Germany's high unemployment has little to do with lack of competitiveness-and a lot to do with the structure of its welfare state. This is not a matter of cost. Sweden's and Denmark's welfare states are much more expensive than the German one; but they spend their money on social services, whereas Germany spends it on transfer payments-mainly pensions and unemployment benefit. This is why the Swedish and the Danish public welfare sectors provide jobs for 23 per cent of their population-Germany's employs less than 10 per cent, fewer even than the US.

But Germany's welfare system, besides not creating jobs itself, actively hinders job creation in private local services (which employ 18 per cent of the working population compared with 31 per cent in the US). The main reason is that welfare is financed by employers' and employees' contributions (more than 40 per cent of the gross wage). This high cost of employing someone means that too few low value-added jobs are created.

So if you want to prevent an ever larger group being excluded from earning a living, you have to change the welfare system. This does not necessarily mean creating US-style "bad" jobs. There are schemes-such as intelligent use of employment subsidy-which make hiring more attractive without driving wages down to unacceptably low levels. Politicians have ignored them all.

There are many other areas-education, health, immigration policy-where politics has been unable to tackle structural reform.
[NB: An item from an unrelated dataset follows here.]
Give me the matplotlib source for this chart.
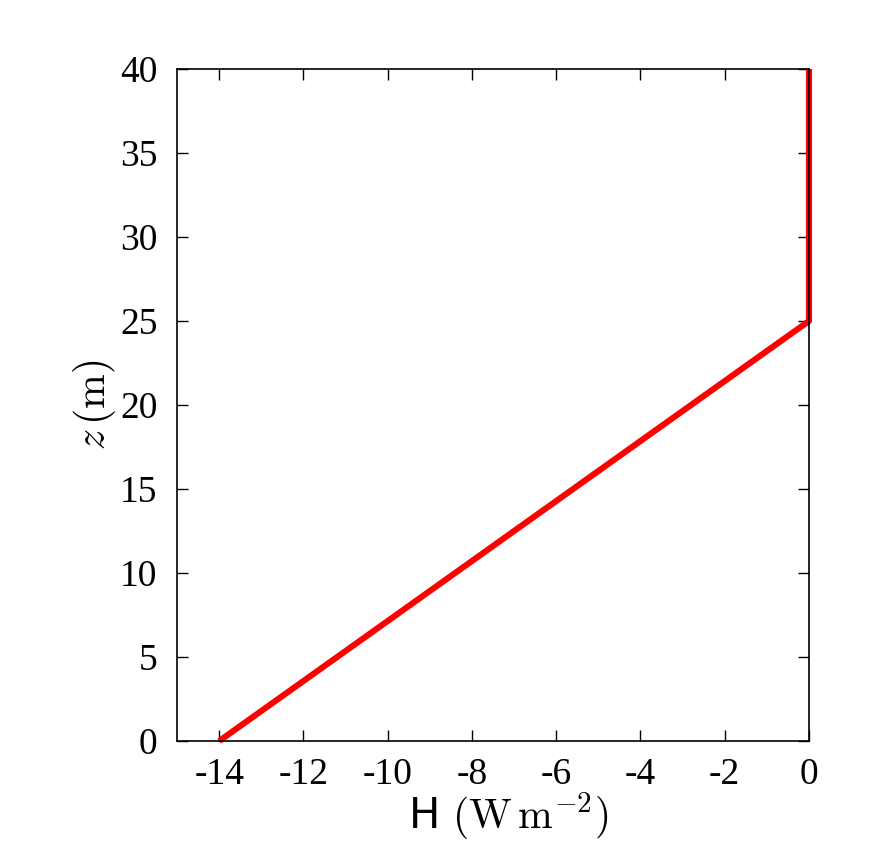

We all know there is a problem, we all complain-but nothing is done. Why? Because, following the Nazi experience, the German political system is designed to prevent abuse of power. The federal structure gives the states a veto over important decisions; the electoral system produces, almost by necessity, a coalition government; the constitutional court's powers and the Bundesbank's independence mean that the elected government cannot influence some politically significant decisions. On the micro level (health insurance, trade union wage negotiations), there are similar problems: too many vetoes. No other country, except Switzerland, has vetoes at so many levels.

In such a system, change is necessarily very slow. It produces stability-but this turns into stifling inflexibility when radical change is needed. At this point, the German government appeals to its opponents to put public interest before party advantage-as the Swiss do. But the appeals do not work, because our political system combines the Swiss surfeit of vetoes with Westminster-style adversarial politics. In London, the majority governs, the opposition opposes everything. The German system demands that politicians fight like the British and work in harmony like the Swiss-of course it cannot work.

Should Germany change its constitution to reduce the veto power of the Bundesrat, the state-controlled upper house? Should we hope for a "grand coalition" of the two main parties after the coming election? Under the left-right grand coalition of 1966-69, many important reforms were passed. But the challenges were less complex then; and the German government had stores of good reform proposals. Today, we lack politically acceptable reform ideas. So the first step should be to organise a national debate on the main problem areas. Solutions might emerge, which politicians could not ignore with impunity. Who should organise such debates-the president, perhaps? He could call for the equivalent of a royal commission on the biggest issues. The problems of politics are too serious today to be left to political parties condemned to confrontation.